In full and without alteration, repeat the material.

===== GIVEN MATERIAL

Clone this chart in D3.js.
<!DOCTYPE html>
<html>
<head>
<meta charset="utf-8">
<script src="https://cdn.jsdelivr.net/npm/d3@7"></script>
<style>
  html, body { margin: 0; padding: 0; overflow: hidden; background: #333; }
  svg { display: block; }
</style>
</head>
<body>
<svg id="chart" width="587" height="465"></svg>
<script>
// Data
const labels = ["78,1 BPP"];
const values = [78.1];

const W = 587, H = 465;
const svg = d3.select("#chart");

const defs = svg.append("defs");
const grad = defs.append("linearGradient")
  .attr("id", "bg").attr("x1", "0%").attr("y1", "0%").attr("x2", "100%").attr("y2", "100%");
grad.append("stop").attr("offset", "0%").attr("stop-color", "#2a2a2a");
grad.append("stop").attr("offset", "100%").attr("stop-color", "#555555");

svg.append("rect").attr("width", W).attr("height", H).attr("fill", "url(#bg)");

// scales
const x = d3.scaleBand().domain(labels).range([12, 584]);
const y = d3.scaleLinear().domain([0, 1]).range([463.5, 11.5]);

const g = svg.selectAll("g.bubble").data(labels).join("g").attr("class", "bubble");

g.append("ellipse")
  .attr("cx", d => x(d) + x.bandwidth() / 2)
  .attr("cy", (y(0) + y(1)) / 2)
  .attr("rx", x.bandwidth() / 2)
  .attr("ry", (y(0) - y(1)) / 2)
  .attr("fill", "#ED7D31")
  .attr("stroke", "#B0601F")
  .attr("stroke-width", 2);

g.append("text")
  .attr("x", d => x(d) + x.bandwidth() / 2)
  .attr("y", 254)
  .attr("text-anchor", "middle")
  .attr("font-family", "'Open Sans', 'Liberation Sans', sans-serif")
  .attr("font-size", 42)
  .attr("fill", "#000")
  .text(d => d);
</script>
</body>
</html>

==========

EXERCISE SOLUTION:
Clone this chart in D3.js.
<!DOCTYPE html>
<html>
<head>
<meta charset="utf-8">
<script src="https://cdn.jsdelivr.net/npm/d3@7"></script>
<style>
  html, body { margin: 0; padding: 0; overflow: hidden; background: #333; }
  svg { display: block; }
</style>
</head>
<body>
<svg id="chart" width="587" height="465"></svg>
<script>
// Data
const labels = ["78,1 BPP"];
const values = [78.1];

const W = 587, H = 465;
const svg = d3.select("#chart");

const defs = svg.append("defs");
const grad = defs.append("linearGradient")
  .attr("id", "bg").attr("x1", "0%").attr("y1", "0%").attr("x2", "100%").attr("y2", "100%");
grad.append("stop").attr("offset", "0%").attr("stop-color", "#2a2a2a");
grad.append("stop").attr("offset", "100%").attr("stop-color", "#555555");

svg.append("rect").attr("width", W).attr("height", H).attr("fill", "url(#bg)");

// scales
const x = d3.scaleBand().domain(labels).range([12, 584]);
const y = d3.scaleLinear().domain([0, 1]).range([463.5, 11.5]);

const g = svg.selectAll("g.bubble").data(labels).join("g").attr("class", "bubble");

g.append("ellipse")
  .attr("cx", d => x(d) + x.bandwidth() / 2)
  .attr("cy", (y(0) + y(1)) / 2)
  .attr("rx", x.bandwidth() / 2)
  .attr("ry", (y(0) - y(1)) / 2)
  .attr("fill", "#ED7D31")
  .attr("stroke", "#B0601F")
  .attr("stroke-width", 2);

g.append("text")
  .attr("x", d => x(d) + x.bandwidth() / 2)
  .attr("y", 254)
  .attr("text-anchor", "middle")
  .attr("font-family", "'Open Sans', 'Liberation Sans', sans-serif")
  .attr("font-size", 42)
  .attr("fill", "#000")
  .text(d => d);
</script>
</body>
</html>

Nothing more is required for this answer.